In Resurrection the journey is framed by the films structure, told as it is in six parts, each revolving around a different sense (beginning with vision and ending with mind, moving through sound, taste, smell and touch). Each part is set in a particular section of Chinese film history, beginning with the silent film era and moving through to modern expressionism. Here it is as much the story of cinema, seen through the lens of the Chinese cultural imprint, as it is the story of this enigmatic figure whom dies and rises as someone new in each period (all played by the same person within the film). In fact, one of the most signficant factors of Gan’s film is the way cinema becomes a character in and of itself. Resurrection is, in a very real way, telling the story of the dying and rising form through the ages, leaving us with a very real existential question in the wake of its final composition- what do we do when cinema dies? What does cinema itself do? Will it always be resurrected?
Could there be a more timely question for the present state of the American industry, something that many of us are feeling north of the border as well where we struggle to regain a focus on our own regulations and vision for the arts and this specific form? It feels like this could be necessary viewing for anyone looking to recover some sense of what that is in a world where the artform is gradually being reduced to a war of content and politics.
Gan leaves an unsettled and largly haunting sense of potential paths or futures lingering in the backdrop of the films historical narrative, but this isn’t devoid of hope. This isn’t hyperbolic doom scrolling through the inevitable collapse of all things. It’s also not being told through an american lens, thus it is bringing its own set of questions to the table regarding its examination of this universal language. In some sense it wants the liminal space it is creating, between what we hope for and what is in a world that is hard and where suffering is ever present and where death appears to have a final word on beauty, to bleed out into the functional questions of our own lives. If we are trying to locate where this character called cinema is in the course of this film, to make sense of its arc through the history the film is telling, we are, in a very real sense, looking to locate ourselves as well. As silent film in all of its potential starts to disintegrate in front of our eyes, giving way to the technology that drives the form forward into a new era of film theory, where do we root ourselves? Where does the truth persist outside of this aimless thing we might call “progress?” What is this thing called cinema and what language does it speak? Is it still, as it was born into this world as, a visual form? Can we detach it from the embodiment that we as viewers give it in relationship to the “experience” of the artistic creation? Some of the most startling images here involve the disintegration of that embodied form. The erosion of that interconnectedness.
It’s a fundamental question regarding the nature of cinema, and given that the history of the modern world follows this history, it raises fundamental questions regarding the nature of modernism and film. Where the film really digs in is seeing both of these things as affectijng our understanding of the nature of our own humanity. All of these things get intertwined. The death of cinema is always the death of ourselves. The question thus posed is one that can only get told through the act of mythtelling. Or it’s more accurate phrasing, Truth-Telling.

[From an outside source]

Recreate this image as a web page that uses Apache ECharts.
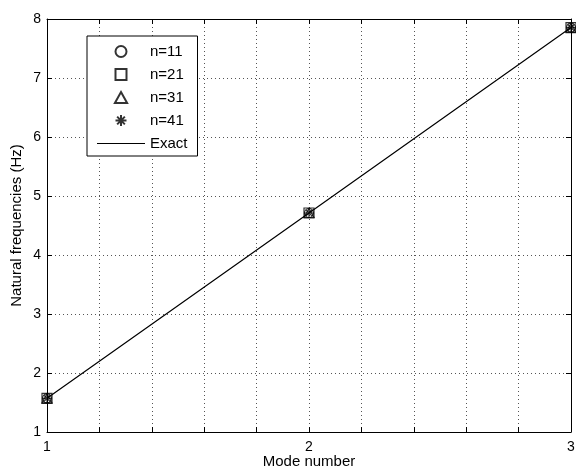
<!DOCTYPE html>
<html>
<head>
<meta charset="utf-8">
<script src="https://cdn.jsdelivr.net/npm/echarts@6/dist/echarts.min.js"></script>
<style>
  html, body { margin: 0; padding: 0; background: #fff; }
  #chart { width: 576px; height: 472px; }
</style>
</head>
<body>
<div id="chart"></div>
<script>
const modes = [1, 2, 3];
const n11 = [1.571, 4.712, 7.854];
const n21 = [1.571, 4.712, 7.854];
const n31 = [1.571, 4.712, 7.854];
const n41 = [1.571, 4.712, 7.854];
const exact = [1.5708, 4.7124, 7.854];

const squarePath = 'path://M0,0 L10,0 L10,10 L0,10 Z';
const trianglePath = 'path://M5,0 L10,9 L0,9 Z';
const starPath = 'path://M5,0 L5,10 M0,5 L10,5 M1.5,1.5 L8.5,8.5 M8.5,1.5 L1.5,8.5';
const linePath = 'path://M0,0 L48,0 L48,1 L0,1 Z';
const font = 'Liberation Sans, Arial, sans-serif';

const chart = echarts.init(document.getElementById('chart'));

function pts(ys) { return modes.map((m, i) => [m, ys[i]]); }

function markerSeries(name, ys, symbol, size) {
  return {
    name: name, type: 'scatter', data: pts(ys), symbol: symbol, symbolSize: size,
    symbolKeepAspect: true,
    itemStyle: { color: 'rgba(0,0,0,0)', borderColor: '#000', borderWidth: 1.2 },
    z: 5
  };
}

const tick = { show: true, inside: true, length: 5, lineStyle: { color: '#000' } };
const axisLineStyle = { show: true, lineStyle: { color: '#000', width: 1 } };
const gridLine = { show: true, lineStyle: { color: '#555', type: [1, 3], width: 1 } };

chart.setOption({
  animation: false,
  backgroundColor: '#fff',
  grid: { left: 47, right: 5, top: 19, bottom: 40, containLabel: false, outerBoundsMode: 'none' },
  legend: {
    orient: 'vertical', left: 87, top: 36,
    padding: [8, 10, 5, 10],
    itemWidth: 48, itemHeight: 11, itemGap: 8,
    symbolKeepAspect: true,
    borderColor: '#000', borderWidth: 1, backgroundColor: '#fff',
    textStyle: { fontFamily: font, fontSize: 15, color: '#000' },
    data: [
      { name: 'n=11', icon: 'circle' },
      { name: 'n=21', icon: squarePath },
      { name: 'n=31', icon: trianglePath },
      { name: 'n=41', icon: starPath },
      { name: 'Exact', icon: linePath }
    ]
  },
  xAxis: [{
    type: 'value', min: 1, max: 3, interval: 0.2, position: 'bottom',
    name: 'Mode number', nameLocation: 'middle', nameGap: 22, nameMoveOverlap: false,
    nameTextStyle: { fontFamily: font, fontSize: 15, color: '#000' },
    axisLine: axisLineStyle, axisTick: tick,
    axisLabel: { color: '#000', fontFamily: font, fontSize: 14, margin: 8,
      formatter: v => Math.abs(v - Math.round(v)) < 1e-6 ? String(Math.round(v)) : '' },
    splitLine: gridLine
  }, {
    type: 'value', min: 1, max: 3, interval: 0.2, position: 'top',
    axisLine: axisLineStyle, axisTick: tick, axisLabel: { show: false }, splitLine: { show: false }
  }],
  yAxis: [{
    type: 'value', min: 1, max: 8, interval: 1, position: 'left',
    name: 'Natural frequencies (Hz)', nameLocation: 'middle', nameGap: 23, nameMoveOverlap: false,
    nameTextStyle: { fontFamily: font, fontSize: 15, color: '#000' },
    axisLine: axisLineStyle, axisTick: tick,
    axisLabel: { color: '#000', fontFamily: font, fontSize: 14, margin: 6 },
    splitLine: gridLine
  }, {
    type: 'value', min: 1, max: 8, interval: 1, position: 'right',
    axisLine: axisLineStyle, axisTick: tick, axisLabel: { show: false }, splitLine: { show: false }
  }],
  series: [
    markerSeries('n=11', n11, 'circle', 9),
    markerSeries('n=21', n21, squarePath, 10),
    markerSeries('n=31', n31, trianglePath, 10),
    markerSeries('n=41', n41, starPath, 9),
    {
      name: 'Exact', type: 'line', data: pts(exact), symbol: 'none',
      lineStyle: { color: '#000', width: 1.2 }, itemStyle: { color: '#000' }, z: 4
    }
  ]
});
</script>
</body>
</html>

What Truth is underlying modernism? An age where the line between technology and experience is not only getting blurred, but reconstituted as a disembodied form- where we become products of progress. Wherein do we locate the form, the art, that becomes the question when it comes to telling a different narrative. And if Gan is emblemetic of the forms power to transform, regardless of the grip modernism holds, this is a celebration of that marriage between form and experience, the very thing that gives us the capacity to know anything at all. And one of the things that historical memory can awaken, in this case through the history of cinema, is that the way forward through such history is always through the necessary embodiment that connects form and experience to place. That’s the real magic trick here, something that sneaks its way through the overarching narrative and hits so powerfully in that final sequence- that while we are watching the story of cinema unfold, we are in fact watching our own story unfold. It’s one of the most startling meta-elements I’ve seen captured in a long time, where we see cinema looking at the world looking at the cinema has created on screen, and suddenly we realize that this character named cinema is interpreting us, sitting there watching this film. That’s the real power of the films lingering questions.